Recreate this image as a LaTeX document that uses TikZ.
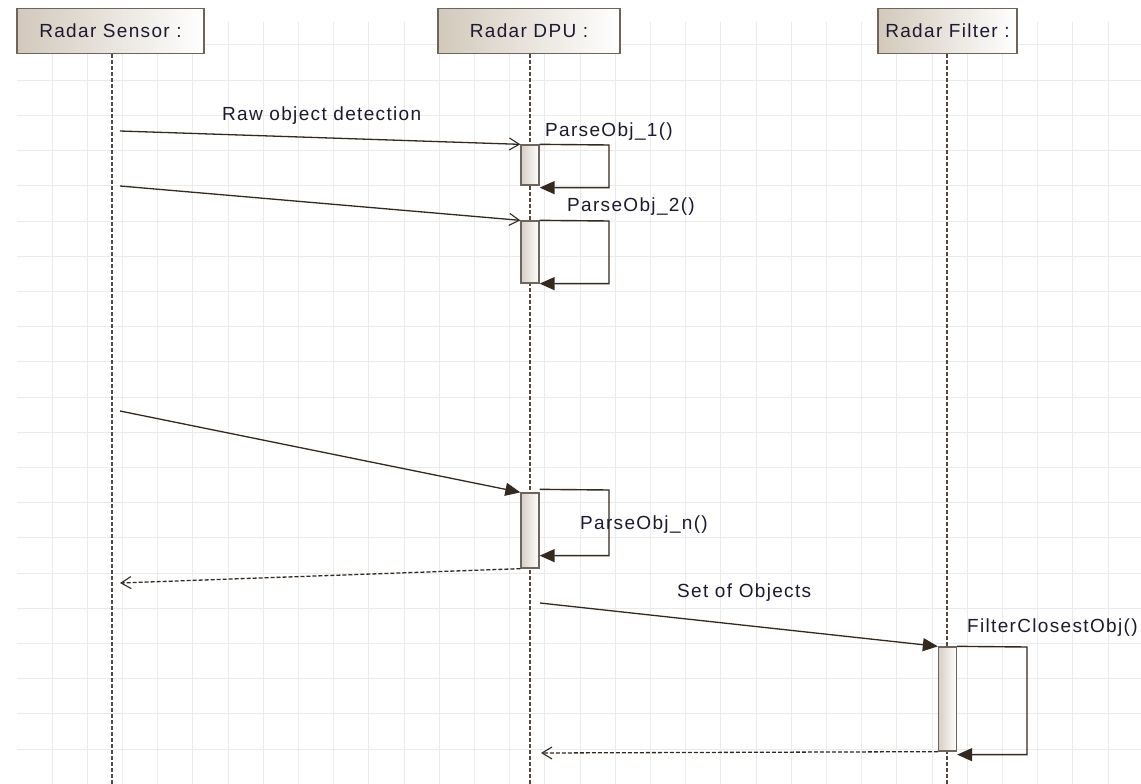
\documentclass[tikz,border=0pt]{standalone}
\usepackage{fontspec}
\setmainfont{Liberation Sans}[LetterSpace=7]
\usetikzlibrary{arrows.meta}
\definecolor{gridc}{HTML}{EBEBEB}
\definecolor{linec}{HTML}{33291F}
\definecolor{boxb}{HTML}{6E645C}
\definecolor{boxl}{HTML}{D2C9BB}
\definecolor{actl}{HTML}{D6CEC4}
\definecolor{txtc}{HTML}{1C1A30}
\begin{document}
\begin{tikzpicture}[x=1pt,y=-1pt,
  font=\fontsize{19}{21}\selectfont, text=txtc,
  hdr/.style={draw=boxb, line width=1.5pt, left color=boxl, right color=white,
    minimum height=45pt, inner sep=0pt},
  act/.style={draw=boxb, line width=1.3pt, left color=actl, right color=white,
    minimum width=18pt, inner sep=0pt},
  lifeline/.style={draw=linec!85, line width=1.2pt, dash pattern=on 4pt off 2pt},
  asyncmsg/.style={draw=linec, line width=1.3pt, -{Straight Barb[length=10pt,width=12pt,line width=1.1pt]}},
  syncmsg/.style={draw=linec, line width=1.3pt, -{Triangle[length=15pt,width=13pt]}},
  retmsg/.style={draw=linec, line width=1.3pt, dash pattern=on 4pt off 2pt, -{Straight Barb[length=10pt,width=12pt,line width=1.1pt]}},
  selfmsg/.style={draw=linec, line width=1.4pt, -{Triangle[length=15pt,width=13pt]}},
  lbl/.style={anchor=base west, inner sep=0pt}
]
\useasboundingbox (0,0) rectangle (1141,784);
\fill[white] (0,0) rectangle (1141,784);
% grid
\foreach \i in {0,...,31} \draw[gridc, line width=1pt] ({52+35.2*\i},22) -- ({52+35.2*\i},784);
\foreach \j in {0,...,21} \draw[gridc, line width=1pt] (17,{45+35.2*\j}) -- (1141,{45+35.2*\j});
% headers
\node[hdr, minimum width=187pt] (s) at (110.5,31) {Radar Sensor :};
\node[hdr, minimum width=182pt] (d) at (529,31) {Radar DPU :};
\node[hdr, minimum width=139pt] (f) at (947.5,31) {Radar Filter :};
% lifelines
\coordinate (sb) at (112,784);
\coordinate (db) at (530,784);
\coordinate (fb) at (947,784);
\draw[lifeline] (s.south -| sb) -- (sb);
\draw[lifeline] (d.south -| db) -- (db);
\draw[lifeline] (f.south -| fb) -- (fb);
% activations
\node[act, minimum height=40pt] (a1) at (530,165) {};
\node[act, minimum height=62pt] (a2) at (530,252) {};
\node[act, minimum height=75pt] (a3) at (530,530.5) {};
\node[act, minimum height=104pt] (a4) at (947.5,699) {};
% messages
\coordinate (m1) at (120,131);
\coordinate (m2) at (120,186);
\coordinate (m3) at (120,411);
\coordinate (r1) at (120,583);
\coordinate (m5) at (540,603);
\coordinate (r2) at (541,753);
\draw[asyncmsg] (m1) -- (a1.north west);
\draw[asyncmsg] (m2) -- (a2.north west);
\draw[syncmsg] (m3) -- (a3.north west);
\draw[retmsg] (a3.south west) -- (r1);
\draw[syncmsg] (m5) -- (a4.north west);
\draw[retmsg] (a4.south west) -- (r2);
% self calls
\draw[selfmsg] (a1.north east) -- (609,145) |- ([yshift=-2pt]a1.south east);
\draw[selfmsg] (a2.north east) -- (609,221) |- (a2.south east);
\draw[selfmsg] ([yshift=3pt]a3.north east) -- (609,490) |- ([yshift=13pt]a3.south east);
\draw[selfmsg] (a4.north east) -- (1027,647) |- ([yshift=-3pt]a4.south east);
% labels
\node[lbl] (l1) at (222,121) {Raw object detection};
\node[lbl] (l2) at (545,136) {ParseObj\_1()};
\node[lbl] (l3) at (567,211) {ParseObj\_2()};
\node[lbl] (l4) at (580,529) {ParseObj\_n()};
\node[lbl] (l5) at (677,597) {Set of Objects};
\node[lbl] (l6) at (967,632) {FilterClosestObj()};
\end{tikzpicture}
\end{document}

--

Task goal = All of the material above should be reproduced exactly, except the pictures.

Task answer =
Recreate this image as a LaTeX document that uses TikZ.
\documentclass[tikz,border=0pt]{standalone}
\usepackage{fontspec}
\setmainfont{Liberation Sans}[LetterSpace=7]
\usetikzlibrary{arrows.meta}
\definecolor{gridc}{HTML}{EBEBEB}
\definecolor{linec}{HTML}{33291F}
\definecolor{boxb}{HTML}{6E645C}
\definecolor{boxl}{HTML}{D2C9BB}
\definecolor{actl}{HTML}{D6CEC4}
\definecolor{txtc}{HTML}{1C1A30}
\begin{document}
\begin{tikzpicture}[x=1pt,y=-1pt,
  font=\fontsize{19}{21}\selectfont, text=txtc,
  hdr/.style={draw=boxb, line width=1.5pt, left color=boxl, right color=white,
    minimum height=45pt, inner sep=0pt},
  act/.style={draw=boxb, line width=1.3pt, left color=actl, right color=white,
    minimum width=18pt, inner sep=0pt},
  lifeline/.style={draw=linec!85, line width=1.2pt, dash pattern=on 4pt off 2pt},
  asyncmsg/.style={draw=linec, line width=1.3pt, -{Straight Barb[length=10pt,width=12pt,line width=1.1pt]}},
  syncmsg/.style={draw=linec, line width=1.3pt, -{Triangle[length=15pt,width=13pt]}},
  retmsg/.style={draw=linec, line width=1.3pt, dash pattern=on 4pt off 2pt, -{Straight Barb[length=10pt,width=12pt,line width=1.1pt]}},
  selfmsg/.style={draw=linec, line width=1.4pt, -{Triangle[length=15pt,width=13pt]}},
  lbl/.style={anchor=base west, inner sep=0pt}
]
\useasboundingbox (0,0) rectangle (1141,784);
\fill[white] (0,0) rectangle (1141,784);
% grid
\foreach \i in {0,...,31} \draw[gridc, line width=1pt] ({52+35.2*\i},22) -- ({52+35.2*\i},784);
\foreach \j in {0,...,21} \draw[gridc, line width=1pt] (17,{45+35.2*\j}) -- (1141,{45+35.2*\j});
% headers
\node[hdr, minimum width=187pt] (s) at (110.5,31) {Radar Sensor :};
\node[hdr, minimum width=182pt] (d) at (529,31) {Radar DPU :};
\node[hdr, minimum width=139pt] (f) at (947.5,31) {Radar Filter :};
% lifelines
\coordinate (sb) at (112,784);
\coordinate (db) at (530,784);
\coordinate (fb) at (947,784);
\draw[lifeline] (s.south -| sb) -- (sb);
\draw[lifeline] (d.south -| db) -- (db);
\draw[lifeline] (f.south -| fb) -- (fb);
% activations
\node[act, minimum height=40pt] (a1) at (530,165) {};
\node[act, minimum height=62pt] (a2) at (530,252) {};
\node[act, minimum height=75pt] (a3) at (530,530.5) {};
\node[act, minimum height=104pt] (a4) at (947.5,699) {};
% messages
\coordinate (m1) at (120,131);
\coordinate (m2) at (120,186);
\coordinate (m3) at (120,411);
\coordinate (r1) at (120,583);
\coordinate (m5) at (540,603);
\coordinate (r2) at (541,753);
\draw[asyncmsg] (m1) -- (a1.north west);
\draw[asyncmsg] (m2) -- (a2.north west);
\draw[syncmsg] (m3) -- (a3.north west);
\draw[retmsg] (a3.south west) -- (r1);
\draw[syncmsg] (m5) -- (a4.north west);
\draw[retmsg] (a4.south west) -- (r2);
% self calls
\draw[selfmsg] (a1.north east) -- (609,145) |- ([yshift=-2pt]a1.south east);
\draw[selfmsg] (a2.north east) -- (609,221) |- (a2.south east);
\draw[selfmsg] ([yshift=3pt]a3.north east) -- (609,490) |- ([yshift=13pt]a3.south east);
\draw[selfmsg] (a4.north east) -- (1027,647) |- ([yshift=-3pt]a4.south east);
% labels
\node[lbl] (l1) at (222,121) {Raw object detection};
\node[lbl] (l2) at (545,136) {ParseObj\_1()};
\node[lbl] (l3) at (567,211) {ParseObj\_2()};
\node[lbl] (l4) at (580,529) {ParseObj\_n()};
\node[lbl] (l5) at (677,597) {Set of Objects};
\node[lbl] (l6) at (967,632) {FilterClosestObj()};
\end{tikzpicture}
\end{document}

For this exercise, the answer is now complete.